==== Material provided ====

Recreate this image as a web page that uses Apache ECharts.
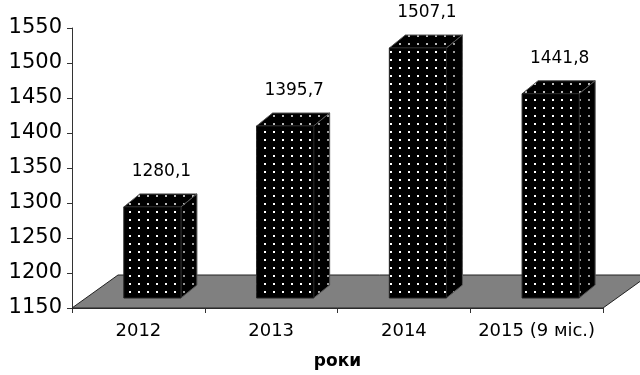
<!DOCTYPE html>
<html>
<head>
<meta charset="utf-8">
<script src="https://cdn.jsdelivr.net/npm/echarts@6/dist/echarts.min.js"></script>
<style>
  html, body { margin: 0; padding: 0; background: #fff; }
  #main { width: 640px; height: 375px; }
</style>
</head>
<body>
<div id="main"></div>
<script>
var years = ['2012', '2013', '2014', '2015 (9 міс.)'];
var values = [1280.1, 1395.7, 1507.1, 1441.8];
var valueLabels = ['1280,1', '1395,7', '1507,1', '1441,8'];
var yMin = 1150, yMax = 1550, yStep = 50;

// black fill with small white dots
function dots(bg, dot, w, h) {
  var c = document.createElement('canvas');
  c.width = w; c.height = h;
  var g = c.getContext('2d');
  g.fillStyle = bg; g.fillRect(0, 0, w, h);
  g.fillStyle = dot; g.fillRect(3, 3, 2, 2);
  return { image: c, repeat: 'repeat' };
}
var frontFill = dots('#000', '#fff', 9, 8);
var sideFill = dots('#000', '#9a9a9a', 9, 8);
var topFill = dots('#000', '#bbbbbb', 9, 8);

// 3d offsets (px)
var DX = 14, DY = -10;   // bar front face shift
var BX = 16, BY = -13;   // bar depth
var FX = 46, FY = -33;   // floor depth

function renderFloor(params, api) {
  var w = api.size([1, 0])[0];
  var l = api.coord([0, yMin]);
  var r = api.coord([years.length - 1, yMin]);
  var x0 = l[0] - w / 2, x1 = r[0] + w / 2, y = l[1];
  return {
    type: 'polygon',
    shape: { points: [[x0, y], [x1, y], [x1 + FX, y + FY], [x0 + FX, y + FY]] },
    style: { fill: '#808080', stroke: '#222', lineWidth: 1 }
  };
}

function renderBar(params, api) {
  var i = api.value(0);
  var top = api.coord([i, api.value(1)]);
  var base = api.coord([i, yMin]);
  var bw = api.size([1, 0])[0] * 0.43;
  var x0 = top[0] + DX - bw / 2, x1 = x0 + bw;
  var yT = top[1] + DY, yB = base[1] + DY;
  return {
    type: 'group',
    children: [
      { type: 'polygon',
        shape: { points: [[x0, yT], [x1, yT], [x1 + BX, yT + BY], [x0 + BX, yT + BY]] },
        style: { fill: topFill, stroke: '#555', lineWidth: 1 } },
      { type: 'polygon',
        shape: { points: [[x1, yT], [x1 + BX, yT + BY], [x1 + BX, yB + BY], [x1, yB]] },
        style: { fill: sideFill, stroke: '#555', lineWidth: 1 } },
      { type: 'rect',
        shape: { x: x0, y: yT, width: bw, height: yB - yT },
        style: { fill: frontFill, stroke: '#222', lineWidth: 1 } },
      { type: 'text', x: (x0 + x1) / 2 + 9, y: yT - 35,
        style: { text: valueLabels[params.dataIndex], fontSize: 17, fontFamily: 'DejaVu Sans',
                 fill: '#000', align: 'center', verticalAlign: 'middle' } }
    ]
  };
}

var myChart = echarts.init(document.getElementById('main'));
var option = {
  animation: false,
  grid: { left: 72, right: 37, top: 28, bottom: 65 },
  xAxis: {
    type: 'category',
    data: years,
    boundaryGap: true,
    name: 'роки',
    nameLocation: 'middle',
    nameGap: 45,
    nameTextStyle: { fontSize: 17, fontWeight: 'bold', fontFamily: 'DejaVu Sans', color: '#000' },
    axisLine: { lineStyle: { color: '#333' } },
    axisTick: { show: true, length: 5, interval: 0, lineStyle: { color: '#333' } },
    axisLabel: { fontSize: 18, fontFamily: 'DejaVu Sans', color: '#000', margin: 14, interval: 0 }
  },
  yAxis: {
    type: 'value',
    min: yMin, max: yMax, interval: yStep,
    splitLine: { show: false },
    axisLine: { show: true, lineStyle: { color: '#333' } },
    axisTick: { show: true, length: 5, lineStyle: { color: '#333' } },
    axisLabel: { fontSize: 21, fontFamily: 'DejaVu Sans', color: '#000', margin: 10,
                 formatter: function (v) { return String(v); } }
  },
  series: [
    { type: 'custom', renderItem: renderFloor, data: [[0, yMin]], z: 2, silent: true },
    { type: 'custom', renderItem: renderBar, z: 3,
      data: values.map(function (v, i) { return [i, v]; }) }
  ]
};
myChart.setOption(option);
</script>
</body>
</html>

====

| Set task |
Without any pictures, reproduce the lines from the first one in the material through the line that has "var yMin = 1150, yMax = 1550, yStep = 50;", exactly as they appear.

| Output for this task |
Recreate this image as a web page that uses Apache ECharts.
<!DOCTYPE html>
<html>
<head>
<meta charset="utf-8">
<script src="https://cdn.jsdelivr.net/npm/echarts@6/dist/echarts.min.js"></script>
<style>
  html, body { margin: 0; padding: 0; background: #fff; }
  #main { width: 640px; height: 375px; }
</style>
</head>
<body>
<div id="main"></div>
<script>
var years = ['2012', '2013', '2014', '2015 (9 міс.)'];
var values = [1280.1, 1395.7, 1507.1, 1441.8];
var valueLabels = ['1280,1', '1395,7', '1507,1', '1441,8'];
var yMin = 1150, yMax = 1550, yStep = 50;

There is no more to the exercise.